Un fratello la rincorse ma non riuscii a raggiungerla, si affacciò dalla finestra che dava nella valle, accecato dalla rabbia, le sparò dei colpi di fucile e la uccise, togliendola così agli zingari che l’avevano rapita.
Oggi a palazzo Ammicche c’è una finestra murata che si affaccia sulla valle e la leggenda dice che lo spirito della signora è fuori da questa finestra che aspetta ancora la figlia.
Dove la fanciulla fu uccisa è tutt’ora denminato "U cuozz d l zingr".
* Palazzo Ammicc deriverebbe dal nome della famiglia proprietaria, i Lambicco o i D’amico.
fonte http://tracieloemandarini.blogspot.com
Il castello
In posizione dominante sulla valle del Basento, sorse in età Normanna, il nucleo primigenio del Castello di Camarda.
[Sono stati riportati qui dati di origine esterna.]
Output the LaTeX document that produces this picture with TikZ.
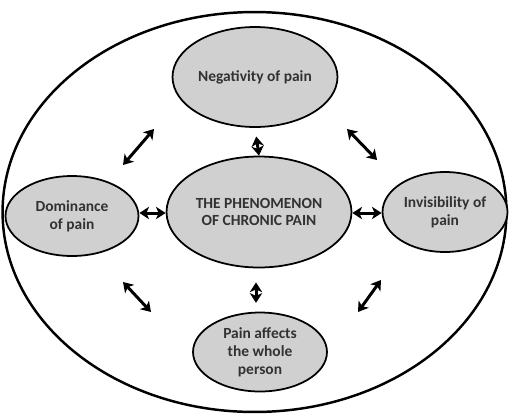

La costruzione dovette essere avviata dal signore locale, Riccardo di Camarda, che aveva ottenuto in feudo le terre circostanti. Poco o nulla si sa delle epoche seguenti. Non è da escludere che il fortilizio di Bernalda sia stato regolarmente frequentato, abitato e restaurato dopo i frequenti terremoti che imperversarono nella zona. Quello del 1466 dovette probabilmente avere una portata immane, visto che di lì a qualche anno, nel 1470, il castello di Camarda venne quasi completamente rifatto. La nuova fortezza fu eretta da Bernardino de Bernardo, eminente uomo di corte, segretario di re Alfonso II, di Ferdinando e Federico d’Aragona. Nella sua conformazione attuale, l’edificio castellare presenta una pianta quadrangolare con torri angolari, d’impronta tardo-quattrocentesca, sebbene possa essere considerato come il frutto di diverse stratificazioni architettoniche. L’osservazione di uno dei torrioni cilindrici, che è dotato di un’alta base tronco-conica, potrebbe far ipotizzare un intervanto edilizio in età angioina. I continui restauri devono aver ristretto l’ampiezza dell’intera struttura, che al momento della ricostruzione poteva configurarsi con almeno altre quattro torri. Quelle residue sono comunque costituite da un piano interrato, usato per lo più come deposito, cui segue un pian terreno e due piani superiori aperti sul cortile, fatta eccezione per il torrione del vertice meridionale.